THE DYNAMIC EARTH: A BLOG ABOUT GEOLOGY AND THE EARTH SCIENCES

Saturday, April 21, 2012

Sandy Troughs!

All this nice weather is makin' me hanker some field work!  Instead, I wither away, chained to the ol' Word Processor, processin' words.  Oh well.

However, a few of us grad students were recently able to slip off for a little local rock hammering.  An old railroad cut here in town actually chops right through some pretty awesome Ordovician sandstones, actually providing some pretty okay exposure, for the midwest.  These sandstones are stupid-rich with well sorted, well rounded, upper-medium quartz grains; despite this, there's actually some pretty decent sed structures to enjoy, accentuated by weathering.
 











 The picture above shows some fairly nifty cross-stratification.  Don't be tricked by the apparent bi-directionality of the cross bedding, though! These are trough cross-stratified sets, formed by the migration of sinuous-crested 3-D dunes.  Paleoflow is actually broadly oblique into the picture, with troughs chopping into each other at slightly different angles. 

The picture below is a close up of the juxtaposition of two different sets of cross-strata.












If you're not careful, you might interpret these structures as herring-bone cross-stratification, which would imply a tidal sort of paleoenvironment dominated by the bidirectional ebb- and flood-tidal cycles.  However, as you can see in the picture above, and with some careful observations on the rocks, the apparently different directions are actually just obliquely cut troughs, with the internal cross-laminae conforming to the immediately local conditions formed by the variable geometries of individual dunes spilling into the erosional scoops forming on their lee-side.  Careful paleocurrent measurements from these rocks would actually show a fairly consistent and unidirectional suite of directions, with no evidence of tidal back-and-forth. 
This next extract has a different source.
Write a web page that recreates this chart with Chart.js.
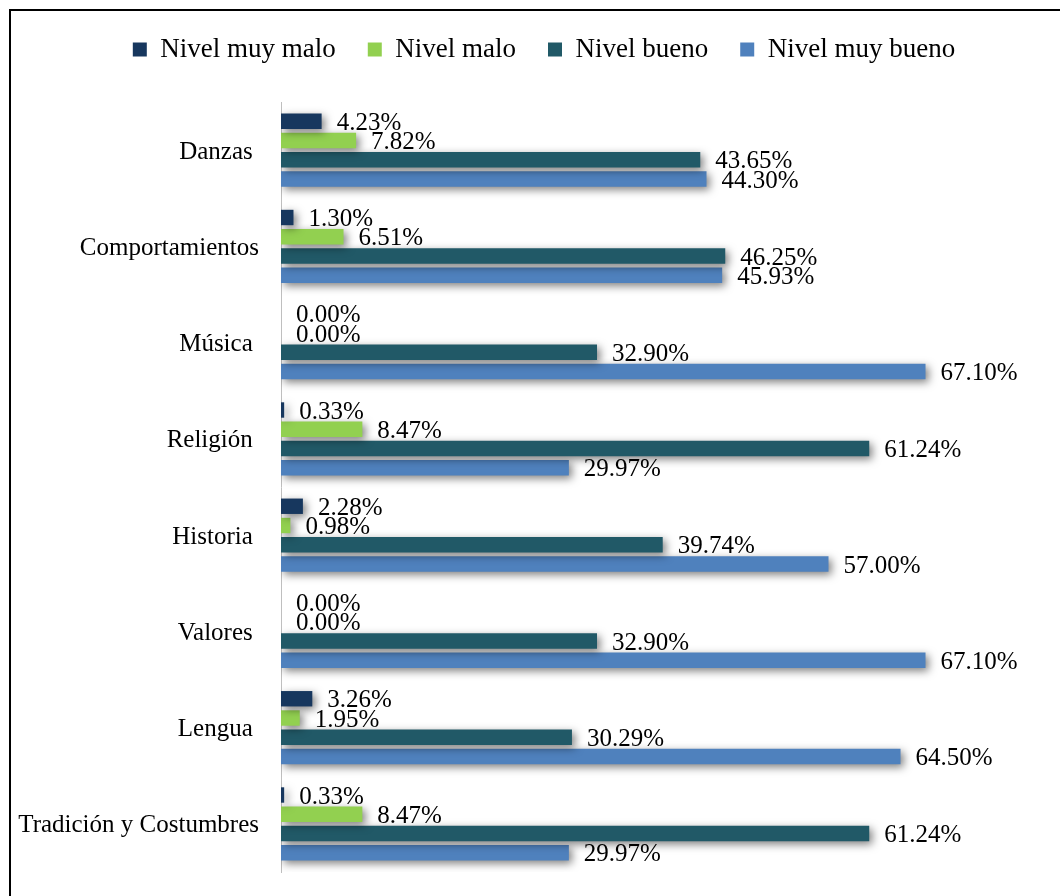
<!DOCTYPE html>
<html><head><meta charset="utf-8">
<script src="https://cdn.jsdelivr.net/npm/chart.js@4.4.1/dist/chart.umd.min.js"></script>
<style>
html,body{margin:0;padding:0;background:#fff;overflow:hidden;}
#wrap{position:absolute;left:0;top:0;width:1060px;height:896px;}
#frame{position:absolute;left:9px;top:9px;width:1100px;height:950px;border:2px solid #000;box-sizing:border-box;pointer-events:none;}
</style></head>
<body>
<div id="wrap"><canvas id="c" width="1060" height="896"></canvas><div id="frame"></div></div>
<script>
const categories = ["Danzas ", "Comportamientos", "Música ", "Religión ", "Historia ", "Valores ", "Lengua ", "Tradición y Costumbres"];
const seriesNames = ["Nivel muy malo", "Nivel malo", "Nivel bueno", "Nivel muy bueno"];
const muyMalo  = [4.23, 1.30, 0.00, 0.33, 2.28, 0.00, 3.26, 0.33];
const malo     = [7.82, 6.51, 0.00, 8.47, 0.98, 0.00, 1.95, 8.47];
const bueno    = [43.65, 46.25, 32.90, 61.24, 39.74, 32.90, 30.29, 61.24];
const muyBueno = [44.30, 45.93, 67.10, 29.97, 57.00, 67.10, 64.50, 29.97];
const colors = ["#17375E", "#92D050", "#215967", "#4F81BD"];
const FONT = "'Liberation Serif', 'Times New Roman', serif";

const legendFitPlugin = {
  id: 'legendFit',
  afterInit(chart) {
    const lg = chart.legend; if (!lg) return;
    const orig = lg.fit;
    lg.fit = function() { orig.call(this); this.height = 98; };
  }
};
const shadowPlugin = {
  id: 'shadow',
  beforeDatasetDraw(chart) {
    const ctx = chart.ctx; ctx.save();
    ctx.shadowColor = 'rgba(0,0,0,0.5)'; ctx.shadowBlur = 8; ctx.shadowOffsetX = 3; ctx.shadowOffsetY = 3;
  },
  afterDatasetDraw(chart) { chart.ctx.restore(); }
};
const labelPlugin = {
  id: 'vlabels',
  afterDatasetsDraw(chart) {
    const ctx = chart.ctx; ctx.save();
    ctx.font = "25px " + FONT; ctx.fillStyle = '#000'; ctx.textBaseline = 'middle'; ctx.textAlign = 'left';
    chart.data.datasets.forEach((ds, i) => {
      chart.getDatasetMeta(i).data.forEach((el, j) => {
        ctx.fillText(ds.data[j].toFixed(2) + '%', el.x + 15, el.y + 2);
      });
    });
    ctx.restore();
  }
};

new Chart(document.getElementById('c'), {
  type: 'bar',
  data: {
    labels: categories,
    datasets: [muyMalo, malo, bueno, muyBueno].map((d, i) => ({
      label: seriesNames[i], data: d, backgroundColor: colors[i], borderWidth: 0,
      categoryPercentage: 0.8, barPercentage: 0.8
    }))
  },
  options: {
    indexAxis: 'y', responsive: false, animation: false,
    layout: { padding: { left: 0, right: -28, top: 4, bottom: 24 } },
    plugins: {
      legend: { position: 'top', labels: { font: { family: FONT, size: 27 }, color: '#000', boxWidth: 14, boxHeight: 14, padding: 32 } },
      tooltip: { enabled: false }
    },
    scales: {
      x: { display: false, min: 0, max: 81.1 },
      y: {
        grid: { display: false },
        border: { display: true, color: '#bfbfbf', width: 1 },
        ticks: { font: { family: FONT, size: 25 }, color: '#000', padding: 14, labelOffset: 2 },
        afterFit(s) { s.width = 281; s.paddingTop = 0; s.paddingBottom = 0; }
      }
    }
  },
  plugins: [legendFitPlugin, shadowPlugin, labelPlugin]
});
</script>
</body></html>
To be honest, I've never actually seen ANY convincing "herring-bone" cross-stratified sandstones; EVERY example I've ever been shown in the field turned out to be, upon closer and more careful inspection, the result of obliquely flow-perpendicular exposures of troughs.  I'm not saying that herring-bone x-strata don't exist, but just that they're probably grossly over interpreted.  A little careful, nose-on-the-rocks geology will rapidly disabuse us of our misapprehensions.

So don't be tricked by crafty sed structures!  Do as the geologists in the picture below, and get on those rocks!